→ What you are asked to do:
Your copy of the material below should match it exactly, except that it holds no pictures.

→ Information provided:
==========
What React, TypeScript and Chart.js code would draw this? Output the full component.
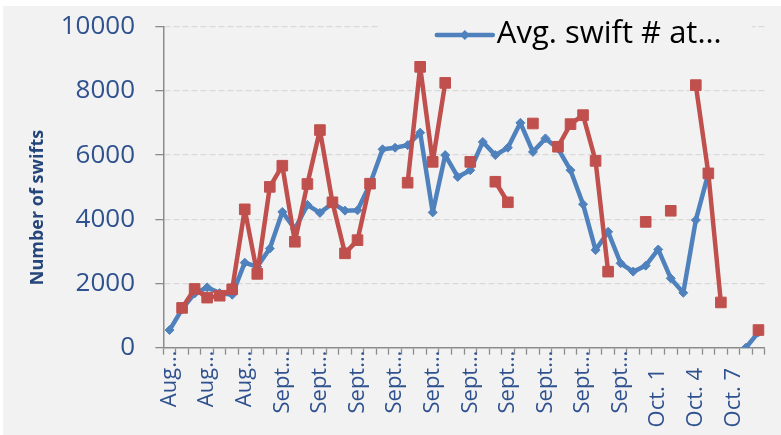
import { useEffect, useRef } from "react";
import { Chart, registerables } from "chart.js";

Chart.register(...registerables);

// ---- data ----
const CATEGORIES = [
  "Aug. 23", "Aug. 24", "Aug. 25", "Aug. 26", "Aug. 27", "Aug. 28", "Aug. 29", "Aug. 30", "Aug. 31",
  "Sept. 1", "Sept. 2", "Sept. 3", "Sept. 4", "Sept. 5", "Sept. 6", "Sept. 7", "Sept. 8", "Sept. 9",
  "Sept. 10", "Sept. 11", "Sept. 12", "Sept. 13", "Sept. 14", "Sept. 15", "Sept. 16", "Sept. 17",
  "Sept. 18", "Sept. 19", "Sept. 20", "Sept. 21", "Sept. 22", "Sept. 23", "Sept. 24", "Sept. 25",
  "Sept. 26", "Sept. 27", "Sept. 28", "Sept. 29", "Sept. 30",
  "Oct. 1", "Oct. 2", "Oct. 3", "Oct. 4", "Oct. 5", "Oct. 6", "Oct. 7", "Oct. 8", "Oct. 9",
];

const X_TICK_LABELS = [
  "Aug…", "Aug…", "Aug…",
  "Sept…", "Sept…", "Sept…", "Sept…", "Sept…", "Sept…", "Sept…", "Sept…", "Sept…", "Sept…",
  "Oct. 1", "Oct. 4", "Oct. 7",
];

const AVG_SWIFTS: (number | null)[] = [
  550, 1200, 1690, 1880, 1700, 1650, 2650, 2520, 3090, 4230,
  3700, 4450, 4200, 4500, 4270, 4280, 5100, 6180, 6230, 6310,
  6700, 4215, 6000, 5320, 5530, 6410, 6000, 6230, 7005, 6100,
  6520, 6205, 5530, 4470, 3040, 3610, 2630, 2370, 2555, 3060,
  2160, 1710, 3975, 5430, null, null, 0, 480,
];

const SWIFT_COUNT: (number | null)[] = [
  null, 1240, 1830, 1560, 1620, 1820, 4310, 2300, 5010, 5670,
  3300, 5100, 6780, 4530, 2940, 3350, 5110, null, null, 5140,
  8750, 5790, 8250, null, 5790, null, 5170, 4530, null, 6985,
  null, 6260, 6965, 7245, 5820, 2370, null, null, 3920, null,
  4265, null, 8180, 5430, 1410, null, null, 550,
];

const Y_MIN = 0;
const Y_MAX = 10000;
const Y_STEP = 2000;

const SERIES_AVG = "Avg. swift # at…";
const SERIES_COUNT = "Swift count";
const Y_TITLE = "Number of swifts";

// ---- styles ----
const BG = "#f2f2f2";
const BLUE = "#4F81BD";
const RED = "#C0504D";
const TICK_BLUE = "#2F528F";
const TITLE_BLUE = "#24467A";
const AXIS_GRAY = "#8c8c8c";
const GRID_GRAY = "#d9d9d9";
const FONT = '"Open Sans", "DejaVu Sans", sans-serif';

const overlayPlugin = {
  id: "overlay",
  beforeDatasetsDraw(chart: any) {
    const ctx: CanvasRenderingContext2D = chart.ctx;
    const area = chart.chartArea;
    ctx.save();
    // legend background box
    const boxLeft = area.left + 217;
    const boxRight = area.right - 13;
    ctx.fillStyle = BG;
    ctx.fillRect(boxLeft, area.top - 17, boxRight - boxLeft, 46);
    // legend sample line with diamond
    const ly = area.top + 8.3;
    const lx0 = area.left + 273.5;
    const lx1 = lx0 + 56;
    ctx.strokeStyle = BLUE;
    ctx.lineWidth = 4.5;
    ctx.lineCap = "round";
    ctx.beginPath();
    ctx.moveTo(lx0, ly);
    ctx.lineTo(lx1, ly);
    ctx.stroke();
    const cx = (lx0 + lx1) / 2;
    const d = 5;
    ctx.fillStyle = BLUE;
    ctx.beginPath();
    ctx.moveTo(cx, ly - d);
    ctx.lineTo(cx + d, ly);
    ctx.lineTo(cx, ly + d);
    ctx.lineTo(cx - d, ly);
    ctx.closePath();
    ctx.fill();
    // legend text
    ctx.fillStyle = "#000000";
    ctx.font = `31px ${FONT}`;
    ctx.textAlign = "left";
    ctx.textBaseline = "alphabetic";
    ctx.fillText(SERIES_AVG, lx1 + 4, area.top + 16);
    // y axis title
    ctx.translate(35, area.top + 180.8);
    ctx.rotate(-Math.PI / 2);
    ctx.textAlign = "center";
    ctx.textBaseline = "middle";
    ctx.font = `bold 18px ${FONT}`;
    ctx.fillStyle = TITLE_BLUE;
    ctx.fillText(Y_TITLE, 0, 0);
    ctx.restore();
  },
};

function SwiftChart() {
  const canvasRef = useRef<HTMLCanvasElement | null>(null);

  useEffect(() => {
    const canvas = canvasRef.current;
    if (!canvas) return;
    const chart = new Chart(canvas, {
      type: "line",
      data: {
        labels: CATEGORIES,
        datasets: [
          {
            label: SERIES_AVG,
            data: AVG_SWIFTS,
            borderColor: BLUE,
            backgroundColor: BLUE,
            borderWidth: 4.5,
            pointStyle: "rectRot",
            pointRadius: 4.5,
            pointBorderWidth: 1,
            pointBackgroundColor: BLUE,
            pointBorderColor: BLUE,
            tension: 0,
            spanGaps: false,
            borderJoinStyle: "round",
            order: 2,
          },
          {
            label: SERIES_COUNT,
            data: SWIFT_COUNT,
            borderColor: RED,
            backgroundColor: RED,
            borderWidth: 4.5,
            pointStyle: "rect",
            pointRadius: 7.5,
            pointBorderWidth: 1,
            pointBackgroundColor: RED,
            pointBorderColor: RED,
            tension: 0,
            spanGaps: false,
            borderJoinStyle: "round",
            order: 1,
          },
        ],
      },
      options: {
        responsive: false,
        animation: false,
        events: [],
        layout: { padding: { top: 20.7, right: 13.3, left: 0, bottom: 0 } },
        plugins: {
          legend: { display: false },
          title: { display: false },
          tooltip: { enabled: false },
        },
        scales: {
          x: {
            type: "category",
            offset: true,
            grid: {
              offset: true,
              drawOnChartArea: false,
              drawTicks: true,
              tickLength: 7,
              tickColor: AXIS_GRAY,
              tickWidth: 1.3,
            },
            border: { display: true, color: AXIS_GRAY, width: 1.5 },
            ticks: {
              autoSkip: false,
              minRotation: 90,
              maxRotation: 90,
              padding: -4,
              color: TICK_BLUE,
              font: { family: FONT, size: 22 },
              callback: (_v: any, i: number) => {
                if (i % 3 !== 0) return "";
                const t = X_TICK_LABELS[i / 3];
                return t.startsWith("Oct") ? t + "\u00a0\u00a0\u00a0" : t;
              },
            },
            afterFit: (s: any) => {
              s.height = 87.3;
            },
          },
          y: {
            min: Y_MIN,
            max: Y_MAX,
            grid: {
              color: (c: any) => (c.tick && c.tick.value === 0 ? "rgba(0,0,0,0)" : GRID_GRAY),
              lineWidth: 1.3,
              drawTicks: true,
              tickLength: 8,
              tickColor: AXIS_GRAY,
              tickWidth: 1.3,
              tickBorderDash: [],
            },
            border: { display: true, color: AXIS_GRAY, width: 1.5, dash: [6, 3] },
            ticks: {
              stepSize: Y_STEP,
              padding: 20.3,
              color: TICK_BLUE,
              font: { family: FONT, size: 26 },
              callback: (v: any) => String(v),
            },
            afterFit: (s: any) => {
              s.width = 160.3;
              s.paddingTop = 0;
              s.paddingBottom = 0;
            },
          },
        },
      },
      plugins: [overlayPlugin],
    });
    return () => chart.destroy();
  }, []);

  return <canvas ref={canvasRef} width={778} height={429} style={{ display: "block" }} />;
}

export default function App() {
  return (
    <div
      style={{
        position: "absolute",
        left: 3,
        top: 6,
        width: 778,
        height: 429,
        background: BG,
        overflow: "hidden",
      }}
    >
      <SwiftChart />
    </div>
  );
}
==========
→ Reply to the task:
What React, TypeScript and Chart.js code would draw this? Output the full component.
import { useEffect, useRef } from "react";
import { Chart, registerables } from "chart.js";

Chart.register(...registerables);

// ---- data ----
const CATEGORIES = [
  "Aug. 23", "Aug. 24", "Aug. 25", "Aug. 26", "Aug. 27", "Aug. 28", "Aug. 29", "Aug. 30", "Aug. 31",
  "Sept. 1", "Sept. 2", "Sept. 3", "Sept. 4", "Sept. 5", "Sept. 6", "Sept. 7", "Sept. 8", "Sept. 9",
  "Sept. 10", "Sept. 11", "Sept. 12", "Sept. 13", "Sept. 14", "Sept. 15", "Sept. 16", "Sept. 17",
  "Sept. 18", "Sept. 19", "Sept. 20", "Sept. 21", "Sept. 22", "Sept. 23", "Sept. 24", "Sept. 25",
  "Sept. 26", "Sept. 27", "Sept. 28", "Sept. 29", "Sept. 30",
  "Oct. 1", "Oct. 2", "Oct. 3", "Oct. 4", "Oct. 5", "Oct. 6", "Oct. 7", "Oct. 8", "Oct. 9",
];

const X_TICK_LABELS = [
  "Aug…", "Aug…", "Aug…",
  "Sept…", "Sept…", "Sept…", "Sept…", "Sept…", "Sept…", "Sept…", "Sept…", "Sept…", "Sept…",
  "Oct. 1", "Oct. 4", "Oct. 7",
];

const AVG_SWIFTS: (number | null)[] = [
  550, 1200, 1690, 1880, 1700, 1650, 2650, 2520, 3090, 4230,
  3700, 4450, 4200, 4500, 4270, 4280, 5100, 6180, 6230, 6310,
  6700, 4215, 6000, 5320, 5530, 6410, 6000, 6230, 7005, 6100,
  6520, 6205, 5530, 4470, 3040, 3610, 2630, 2370, 2555, 3060,
  2160, 1710, 3975, 5430, null, null, 0, 480,
];

const SWIFT_COUNT: (number | null)[] = [
  null, 1240, 1830, 1560, 1620, 1820, 4310, 2300, 5010, 5670,
  3300, 5100, 6780, 4530, 2940, 3350, 5110, null, null, 5140,
  8750, 5790, 8250, null, 5790, null, 5170, 4530, null, 6985,
  null, 6260, 6965, 7245, 5820, 2370, null, null, 3920, null,
  4265, null, 8180, 5430, 1410, null, null, 550,
];

const Y_MIN = 0;
const Y_MAX = 10000;
const Y_STEP = 2000;

const SERIES_AVG = "Avg. swift # at…";
const SERIES_COUNT = "Swift count";
const Y_TITLE = "Number of swifts";

// ---- styles ----
const BG = "#f2f2f2";
const BLUE = "#4F81BD";
const RED = "#C0504D";
const TICK_BLUE = "#2F528F";
const TITLE_BLUE = "#24467A";
const AXIS_GRAY = "#8c8c8c";
const GRID_GRAY = "#d9d9d9";
const FONT = '"Open Sans", "DejaVu Sans", sans-serif';

const overlayPlugin = {
  id: "overlay",
  beforeDatasetsDraw(chart: any) {
    const ctx: CanvasRenderingContext2D = chart.ctx;
    const area = chart.chartArea;
    ctx.save();
    // legend background box
    const boxLeft = area.left + 217;
    const boxRight = area.right - 13;
    ctx.fillStyle = BG;
    ctx.fillRect(boxLeft, area.top - 17, boxRight - boxLeft, 46);
    // legend sample line with diamond
    const ly = area.top + 8.3;
    const lx0 = area.left + 273.5;
    const lx1 = lx0 + 56;
    ctx.strokeStyle = BLUE;
    ctx.lineWidth = 4.5;
    ctx.lineCap = "round";
    ctx.beginPath();
    ctx.moveTo(lx0, ly);
    ctx.lineTo(lx1, ly);
    ctx.stroke();
    const cx = (lx0 + lx1) / 2;
    const d = 5;
    ctx.fillStyle = BLUE;
    ctx.beginPath();
    ctx.moveTo(cx, ly - d);
    ctx.lineTo(cx + d, ly);
    ctx.lineTo(cx, ly + d);
    ctx.lineTo(cx - d, ly);
    ctx.closePath();
    ctx.fill();
    // legend text
    ctx.fillStyle = "#000000";
    ctx.font = `31px ${FONT}`;
    ctx.textAlign = "left";
    ctx.textBaseline = "alphabetic";
    ctx.fillText(SERIES_AVG, lx1 + 4, area.top + 16);
    // y axis title
    ctx.translate(35, area.top + 180.8);
    ctx.rotate(-Math.PI / 2);
    ctx.textAlign = "center";
    ctx.textBaseline = "middle";
    ctx.font = `bold 18px ${FONT}`;
    ctx.fillStyle = TITLE_BLUE;
    ctx.fillText(Y_TITLE, 0, 0);
    ctx.restore();
  },
};

function SwiftChart() {
  const canvasRef = useRef<HTMLCanvasElement | null>(null);

  useEffect(() => {
    const canvas = canvasRef.current;
    if (!canvas) return;
    const chart = new Chart(canvas, {
      type: "line",
      data: {
        labels: CATEGORIES,
        datasets: [
          {
            label: SERIES_AVG,
            data: AVG_SWIFTS,
            borderColor: BLUE,
            backgroundColor: BLUE,
            borderWidth: 4.5,
            pointStyle: "rectRot",
            pointRadius: 4.5,
            pointBorderWidth: 1,
            pointBackgroundColor: BLUE,
            pointBorderColor: BLUE,
            tension: 0,
            spanGaps: false,
            borderJoinStyle: "round",
            order: 2,
          },
          {
            label: SERIES_COUNT,
            data: SWIFT_COUNT,
            borderColor: RED,
            backgroundColor: RED,
            borderWidth: 4.5,
            pointStyle: "rect",
            pointRadius: 7.5,
            pointBorderWidth: 1,
            pointBackgroundColor: RED,
            pointBorderColor: RED,
            tension: 0,
            spanGaps: false,
            borderJoinStyle: "round",
            order: 1,
          },
        ],
      },
      options: {
        responsive: false,
        animation: false,
        events: [],
        layout: { padding: { top: 20.7, right: 13.3, left: 0, bottom: 0 } },
        plugins: {
          legend: { display: false },
          title: { display: false },
          tooltip: { enabled: false },
        },
        scales: {
          x: {
            type: "category",
            offset: true,
            grid: {
              offset: true,
              drawOnChartArea: false,
              drawTicks: true,
              tickLength: 7,
              tickColor: AXIS_GRAY,
              tickWidth: 1.3,
            },
            border: { display: true, color: AXIS_GRAY, width: 1.5 },
            ticks: {
              autoSkip: false,
              minRotation: 90,
              maxRotation: 90,
              padding: -4,
              color: TICK_BLUE,
              font: { family: FONT, size: 22 },
              callback: (_v: any, i: number) => {
                if (i % 3 !== 0) return "";
                const t = X_TICK_LABELS[i / 3];
                return t.startsWith("Oct") ? t + "\u00a0\u00a0\u00a0" : t;
              },
            },
            afterFit: (s: any) => {
              s.height = 87.3;
            },
          },
          y: {
            min: Y_MIN,
            max: Y_MAX,
            grid: {
              color: (c: any) => (c.tick && c.tick.value === 0 ? "rgba(0,0,0,0)" : GRID_GRAY),
              lineWidth: 1.3,
              drawTicks: true,
              tickLength: 8,
              tickColor: AXIS_GRAY,
              tickWidth: 1.3,
              tickBorderDash: [],
            },
            border: { display: true, color: AXIS_GRAY, width: 1.5, dash: [6, 3] },
            ticks: {
              stepSize: Y_STEP,
              padding: 20.3,
              color: TICK_BLUE,
              font: { family: FONT, size: 26 },
              callback: (v: any) => String(v),
            },
            afterFit: (s: any) => {
              s.width = 160.3;
              s.paddingTop = 0;
              s.paddingBottom = 0;
            },
          },
        },
      },
      plugins: [overlayPlugin],
    });
    return () => chart.destroy();
  }, []);

  return <canvas ref={canvasRef} width={778} height={429} style={{ display: "block" }} />;
}

export default function App() {
  return (
    <div
      style={{
        position: "absolute",
        left: 3,
        top: 6,
        width: 778,
        height: 429,
        background: BG,
        overflow: "hidden",
      }}
    >
      <SwiftChart />
    </div>
  );
}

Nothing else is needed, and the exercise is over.